THE CLAIMANT CONTENDS THERE WAS ADMINISTRATIVE ERROR ON THE PART OF THE AGENCY IN NOT ADVISING HIM OF ALL FACTORS AFFECTING THE USE OF ANNUAL LEAVE BY REEMPLOYED ANNUITANTS AND THAT AN OBLIGATION EXISTED ON THE PART OF THE AGENCY TO SO ADVISE HIM. WE DO NOT AGREE THAT SUCH AN OBLIGATION EXISTED, AND CONSEQUENTLY THERE WAS NO ADMINISTRATIVE ERROR ON THE PART OF THE INVOLVED NASA OFFICIALS.

IN MATTER OF WILLIAM E. HART, B-181087, JUNE 21, 1974, WE STATED IN PERTINENT PART AS FOLLOWS:

" * * * WHEN AN EMPLOYEE HAS ACCEPTED COMPENSATION FOR A PERIOD OF ABSENCE FROM DUTY UPON THE BASIS OF HIS APPROVED APPLICATION FOR ANNUAL LEAVE, WITH A CONSEQUENT CHARGE AGAINST ACCRUED ANNUAL LEAVE, THE EMPLOYEE MUST BE REGARDED AS HAVING MADE HIS ELECTION, AND THE OBLIGATION OF THE UNITED STATES HAVING BEEN DISCHARGED, SUCH RIGHT AND OBLIGATION ARE NOT SUBJECT TO CHANGE UNLESS A LAW OR REGULATION HAVING THE FORCE AND EFFECT OF LAW EXPRESSLY PROVIDES THEREFOR."

FURTHER, IN THE HART CASE, QUOTING FROM AN EARLIER DECISION OF THIS OFFICE, B-114063, MAY 25, 1953, THE REASON FOR THE ABOVE QUOTED RULE WAS EXPLAINED THUSLY:

" * * * TO PERMIT THE SUBSTITUTION OF ANNUAL LEAVE FOR SICK LEAVE AS HERE INVOLVED WOULD LEAD TO A POLICY OF RETROACTIVELY CHANGING THE TYPE OF LEAVE ORIGINALLY RECORDED FOR A PARTICULAR ABSENCE IN ANY CASE WHERE THE EMPLOYEE MIGHT LATER DECIDE THAT IT WOULD BE MORE ADVANTAGEOUS TO HAVE THE ABSENCE CHARGED UPON A DIFFERENT BASIS. OBVIOUSLY A POLICY WHICH WOULD ENCOURAGE NUMEROUS REVISIONS OF THE RECORDS OF COMPLETED TRANSACTIONS WOULD NOT BE IN KEEPING WITH SOUND ADMINISTRATION. * * * "

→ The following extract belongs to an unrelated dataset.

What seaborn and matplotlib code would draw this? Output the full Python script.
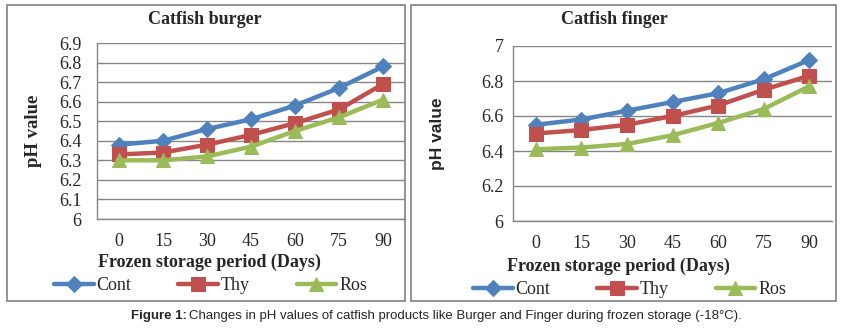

SEE ALSO MATTER OF EUGENE W. WHITWAM, 54 COMP.GEN. 1086 (1975); WHITWAM, B-182804, MARCH 29, 1976; AND 38 COMP.GEN. 354 (1958).

ACCORDINGLY, SINCE MR. MOSES ACCEPTED COMPENSATION FOR A PERIOD OF ABSENCE FROM DUTY UPON THE BASIS OF HIS APPROVED APPLICATION FOR ANNUAL LEAVE, HE MADE HIS ELECTION, THE OBLIGATION OF THE UNITED STATES WAS DISCHARGED,AND MAY NOT BE CHANGED AS WE ARE UNAWARE OF A LAW OR REGULATION PROVIDING THEREFOR. THUS, ON THE RECORD, THERE IS NO LEGAL AUTHORITY FOR SUBSTITUTING LEAVE WITHOUT PAY FOR THE ANNUAL LEAVE GRANTED IN THIS CASE.

THE SETTLEMENT CERTIFICATE OF NOVEMBER 11, 1976,ISSUED BY OUR CLAIMS DIVISION DISALLOWING SUBSTITUTION OF LEAVE WITHOUT PAY FOR ANNUAL LEAVE, IS SUSTAINED.